Lo curioso y llamativo es que este sistema de símbolos en Salta no ha sido inventado por la elite sino por la base, que es la que de forma silenciosa pero muy efectiva ha venido imponiendo sus costumbres (pensemos, por ejemplo, en el hábito del coqueo) al llamado «grupo principal», que las ha adoptado sin cuestionarlas.
Uno y otro grupo -incluidos los que les sirven de intermediarios- comparten, pues, los mismos valores y poseen los mismos vicios y taras. El que en nuestra sociedad no se produzcan tensiones revolucionarias y haya una amplísima aceptación popular del injusto sistema de dominación política y de distribución de la riqueza que mantenemos vigente no se explica por la falta de carácter de los grupos diferentes (que no antagónicos), sino por una comunión muy íntima entre ambos.
Una comunión que nace de un contrato social de naturaleza claramente feudal en virtud del cual el poder de adoptar las decisiones fundamentales del grupo mayor se atribuye a la elite, mientras que la obediencia se atribuye a la base, con la salvedad que quienes la integran se convierten en clientes o vasallos de los individuos con poder y de ellos reclaman protección y distribución política de bienes.
Desde que los valles de Salta servían para engordar las mulas que luego explotarían la riqueza del Alto Perú, en Salta no se han producido acontecimientos tales como una revolución demográfica, una explosión del comercio unida al hallazgo de nuevas rutas comerciales o grandes conflictos militares.
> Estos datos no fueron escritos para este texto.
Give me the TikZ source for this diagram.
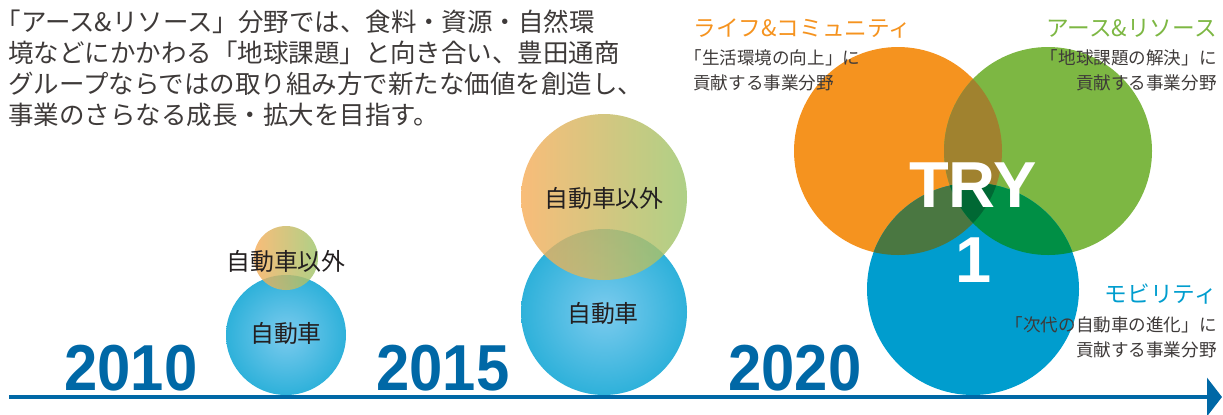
\documentclass[tikz,border=0pt]{standalone}
\usepackage{fontspec}
\setmainfont{Noto Sans CJK JP}
\newfontfamily\yearfont[FakeStretch=0.92]{Liberation Sans}
\newfontfamily\tryfont{Liberation Sans}
\newcommand\halfbr{{\addfontfeatures{RawFeature=+halt}「}}
\usepackage{xcolor}
\usetikzlibrary{arrows.meta}

\begin{document}
\begin{tikzpicture}[x=0.02cm,y=-0.02cm,
  intro/.style={anchor=base west,inner sep=0,text height=0.88em,text depth=0.12em,text=textgray,font=\fontsize{14.5}{17}\selectfont},
  bubbletext/.style={inner sep=0,text=bubblegray,font=\fontsize{13.6}{16}\selectfont},
  fieldtitle/.style={inner sep=0,font=\fontsize{12.9}{15}\selectfont},
  fieldtext/.style={inner sep=0,text=textgray,font=\fontsize{10}{12}\selectfont},
  yearlabel/.style={anchor=base,inner sep=0,text=yearblue,font=\yearfont\bfseries\fontsize{37}{40}\selectfont},
  trylabel/.style={anchor=base,inner sep=0,text=white,font=\tryfont\bfseries\fontsize{37}{40}\selectfont}]
\definecolor{textgray}{HTML}{3E3A39}
\definecolor{bubblegray}{HTML}{231F20}
\definecolor{yearblue}{HTML}{0068A6}
\definecolor{bubbleblue}{HTML}{2EB1DA}
\definecolor{bubblelight}{HTML}{7CCBEE}
\definecolor{otherorange}{HTML}{F7AE5C}
\definecolor{otheryellow}{HTML}{FDE6B0}
\definecolor{othergreen}{HTML}{9DC66C}
\definecolor{lifeorange}{HTML}{F5931F}
\definecolor{earthgreen}{HTML}{7DB743}
\definecolor{mobiblue}{HTML}{009DCE}
\definecolor{lifeearth}{HTML}{A0822F}
\definecolor{lifemobi}{HTML}{4A7741}
\definecolor{earthmobi}{HTML}{008F45}
\definecolor{allthree}{HTML}{006834}
\useasboundingbox (0,0) rectangle (1223,414);

% intro text
\foreach \txt [count=\i] in {\halfbr アース\&リソース」分野では、食料・資源・自然環,
  境などにかかわる「地球課題」と向き合い、豊田通商,
  グループならではの取り組み方で新たな価値を創造し、,
  事業のさらなる成長・拡大を目指す。}
  \node[intro] (intro\i) at (8,{31.5+31*(\i-1)}) {\txt};

% 2010 and 2015 bubbles
\coordinate (car10) at (286,335);
\coordinate (other10) at (286,258);
\coordinate (car15) at (604,312);
\coordinate (other15) at (604,197);
\shade[inner color=bubblelight,outer color=bubbleblue] (car10) circle[radius=60];
\shade[left color=otherorange,middle color=otheryellow,right color=othergreen,fill opacity=0.82] (other10) circle[radius=32];
\shade[inner color=bubblelight,outer color=bubbleblue] (car15) circle[radius=83];
\shade[left color=otherorange,middle color=otheryellow,right color=othergreen,fill opacity=0.82] (other15) circle[radius=83];
\node[bubbletext] (car10text) at (286,333) {自動車};
\node[bubbletext] (other10text) at (286,261) {自動車以外};
\node[bubbletext] (car15text) at (603,313) {自動車};
\node[bubbletext] (other15text) at (604,198) {自動車以外};

% TRY 1
\coordinate (life) at (898,151);
\coordinate (earth) at (1048,151);
\coordinate (mobi) at (973,289);
\fill[lifeorange] (life) circle[radius=104];
\fill[earthgreen] (earth) circle[radius=104];
\fill[mobiblue] (mobi) circle[radius=106];
\begin{scope}
  \clip (life) circle[radius=104];
  \fill[lifeearth] (earth) circle[radius=104];
  \fill[lifemobi] (mobi) circle[radius=106];
\end{scope}
\begin{scope}
  \clip (earth) circle[radius=104];
  \fill[earthmobi] (mobi) circle[radius=106];
  \clip (mobi) circle[radius=106];
  \fill[allthree] (life) circle[radius=104];
\end{scope}
\node[trylabel] (try) at (973,207) {TRY};
\node[trylabel] (tryone) at (974,282) {1};

% field labels
\node[fieldtitle,anchor=base west,text=lifeorange] (lifetitle) at (693,36.5) {ライフ\&コミュニティ};
\node[fieldtext,anchor=base west] (lifeline1) at (693,64.7) {\halfbr 生活環境の向上」に};
\node[fieldtext,anchor=base west] (lifeline2) at (693,89.7) {貢献する事業分野};
\node[fieldtitle,anchor=base east,text=earthgreen] (earthtitle) at (1217,36.5) {アース\&リソース};
\node[fieldtext,anchor=base east] (earthline1) at (1217,64.7) {「地球課題の解決」に};
\node[fieldtext,anchor=base east] (earthline2) at (1217,89.7) {貢献する事業分野};
\node[fieldtitle,anchor=base east,text=mobiblue] (mobititle) at (1217,302.5) {モビリティ};
\node[fieldtext,anchor=base east] (mobiline1) at (1217,331.7) {「次代の自動車の進化」に};
\node[fieldtext,anchor=base east] (mobiline2) at (1217,356.7) {貢献する事業分野};

% time line
\foreach \yr/\xpos in {2010/131,2015/443,2020/795}
  \node[yearlabel] (year\yr) at (\xpos,390) {\yr};
\coordinate (timestart) at (9,397);
\coordinate (timeend) at (1222,397);
\draw[yearblue,line width=2.3pt,-{Triangle[length=8.5pt,width=21.5pt]}] (timestart) -- (timeend);
\end{tikzpicture}
\end{document}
La economía de Salta no ha alcanzado -y probablemente ni siquiera se ha propuesto alcanzar- un grado de diferenciación que permita el surgimiento de órdenes sociales y políticos diferenciados y más complejos.
El comportamiento clientelar y probablemente también corrupto de «las bases» en Salta permite afirmar que nuestra Provincia es lo que SOUTHALL ha denominado con acierto un «estado segmentario». Este tipo de estado se caracteriza por tener algunas instituciones políticas especializadas, como el personal administrativo y los gobernantes hereditarios, en combinación con linajes de significación política. En los estados segmentarios cada nivel tiene un linaje principal, del que se recluta una autoridad hereditaria y reconocible.
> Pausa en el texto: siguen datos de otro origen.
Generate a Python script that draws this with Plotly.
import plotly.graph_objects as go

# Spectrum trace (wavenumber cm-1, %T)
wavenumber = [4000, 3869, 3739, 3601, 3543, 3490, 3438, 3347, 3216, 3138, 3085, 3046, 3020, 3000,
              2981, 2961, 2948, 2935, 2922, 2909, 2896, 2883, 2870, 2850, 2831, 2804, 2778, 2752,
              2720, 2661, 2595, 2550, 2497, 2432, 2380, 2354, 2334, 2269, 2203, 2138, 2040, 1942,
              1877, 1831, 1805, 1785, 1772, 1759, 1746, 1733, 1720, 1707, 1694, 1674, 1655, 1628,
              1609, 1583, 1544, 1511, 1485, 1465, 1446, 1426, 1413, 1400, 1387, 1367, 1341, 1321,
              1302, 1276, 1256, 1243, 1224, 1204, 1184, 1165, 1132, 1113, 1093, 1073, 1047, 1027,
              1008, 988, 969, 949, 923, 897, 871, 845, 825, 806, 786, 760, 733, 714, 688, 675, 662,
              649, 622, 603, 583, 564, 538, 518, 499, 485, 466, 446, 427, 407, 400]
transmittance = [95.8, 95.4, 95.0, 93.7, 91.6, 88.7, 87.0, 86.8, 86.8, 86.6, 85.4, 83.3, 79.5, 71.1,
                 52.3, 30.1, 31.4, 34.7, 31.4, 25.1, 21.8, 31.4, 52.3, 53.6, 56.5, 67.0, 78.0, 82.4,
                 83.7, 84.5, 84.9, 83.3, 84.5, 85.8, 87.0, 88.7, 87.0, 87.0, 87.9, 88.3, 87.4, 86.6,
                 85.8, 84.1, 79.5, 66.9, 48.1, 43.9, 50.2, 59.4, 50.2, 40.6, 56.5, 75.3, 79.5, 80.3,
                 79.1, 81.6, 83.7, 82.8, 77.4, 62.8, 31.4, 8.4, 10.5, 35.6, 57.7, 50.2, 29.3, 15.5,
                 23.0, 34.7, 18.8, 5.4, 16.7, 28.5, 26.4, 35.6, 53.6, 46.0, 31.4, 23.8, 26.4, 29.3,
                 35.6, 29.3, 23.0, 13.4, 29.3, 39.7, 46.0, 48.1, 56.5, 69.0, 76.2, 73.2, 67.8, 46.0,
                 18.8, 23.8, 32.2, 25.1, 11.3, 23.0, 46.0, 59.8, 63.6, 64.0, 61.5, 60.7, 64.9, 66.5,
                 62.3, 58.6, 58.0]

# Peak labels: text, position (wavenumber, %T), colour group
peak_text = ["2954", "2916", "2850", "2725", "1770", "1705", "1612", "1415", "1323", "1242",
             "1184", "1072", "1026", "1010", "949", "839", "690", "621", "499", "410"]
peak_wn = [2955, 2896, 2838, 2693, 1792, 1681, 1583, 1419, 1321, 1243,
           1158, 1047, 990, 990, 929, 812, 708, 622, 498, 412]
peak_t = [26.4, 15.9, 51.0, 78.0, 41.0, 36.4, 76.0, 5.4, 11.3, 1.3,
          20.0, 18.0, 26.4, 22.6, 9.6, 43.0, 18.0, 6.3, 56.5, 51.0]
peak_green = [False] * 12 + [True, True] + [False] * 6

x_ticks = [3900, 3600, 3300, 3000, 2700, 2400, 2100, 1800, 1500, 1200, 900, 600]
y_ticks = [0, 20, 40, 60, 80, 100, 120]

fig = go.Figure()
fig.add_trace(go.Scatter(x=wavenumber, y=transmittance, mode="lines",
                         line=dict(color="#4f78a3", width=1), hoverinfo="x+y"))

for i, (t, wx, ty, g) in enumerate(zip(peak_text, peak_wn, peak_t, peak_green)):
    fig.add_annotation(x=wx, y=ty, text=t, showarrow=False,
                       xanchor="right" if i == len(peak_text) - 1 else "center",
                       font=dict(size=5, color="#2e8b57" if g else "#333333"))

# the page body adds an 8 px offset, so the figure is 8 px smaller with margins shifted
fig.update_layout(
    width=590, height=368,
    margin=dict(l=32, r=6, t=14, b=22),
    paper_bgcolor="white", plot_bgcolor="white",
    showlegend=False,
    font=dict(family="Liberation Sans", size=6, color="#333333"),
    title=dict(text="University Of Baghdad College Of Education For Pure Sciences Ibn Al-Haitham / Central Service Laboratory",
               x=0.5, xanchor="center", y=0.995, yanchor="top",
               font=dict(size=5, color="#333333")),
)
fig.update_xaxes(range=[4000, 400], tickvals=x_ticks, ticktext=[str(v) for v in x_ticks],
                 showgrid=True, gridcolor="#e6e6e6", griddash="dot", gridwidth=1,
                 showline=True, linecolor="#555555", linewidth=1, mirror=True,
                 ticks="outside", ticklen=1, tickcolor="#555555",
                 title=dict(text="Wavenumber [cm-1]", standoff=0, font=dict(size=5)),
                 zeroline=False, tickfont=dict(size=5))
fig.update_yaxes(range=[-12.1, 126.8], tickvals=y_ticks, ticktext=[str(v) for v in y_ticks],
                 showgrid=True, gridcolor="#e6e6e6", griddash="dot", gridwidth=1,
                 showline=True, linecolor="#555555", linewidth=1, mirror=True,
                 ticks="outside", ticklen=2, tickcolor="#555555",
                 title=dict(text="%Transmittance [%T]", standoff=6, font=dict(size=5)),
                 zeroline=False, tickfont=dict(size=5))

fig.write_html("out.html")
Allí, en ese punto, hemos detenido nuestra evolución como sociedad. Y lo hemos hecho así no solo porque convenga a la elite sino fundamentalmente porque los intereses y los deseos de «las bases» son perfectamente coincidentes y convergentes. Y lo son especialmente en un punto: nadie quiere en Salta el desarrollo de formas de administración y de gobierno más complejas que los mecanismos sociales particularistas que son característicos de la «pequeña horda». Por eso, entre otros motivos, es que la religión, los comportamientos religiosos y los cuasirreligiosos colectivos (por ejemplo, el culto a Güemes) siguen teniendo en Salta una importancia decisiva en la formación de la voluntad política.
Los apuntes precedentes no son desde luego suficientes para formular una teoría, pero sí alcanzan para esbozar las principales líneas de una. No pretenden disminuir la responsabilidad de la llamada «clase dirigente» sino más bien reflexionar sobre el papel que juegan los «dirigidos» en esta obra tragicómica en que se ha convertido la política de Salta.
La pelota está sobre el tejado de los que estudian los mecanismos que vertebran nuestra sociedad. Son ellos los que, primero, tienen que tomar una instantánea de lo que está pasando en Salta, para que después las pocas mentes privilegiadas que aún nos quedan en la reserva se ocupen de alumbrar el futuro y proponernos transitar los caminos que nos conduzcan a abandonar el estado segmentario cuasifeudal y construir una sociedad moderna en la que el pobre deje de ser cliente del rico y todos podamos relacionarnos desde nuestra condición de ciudadanos partícipes de un futuro común.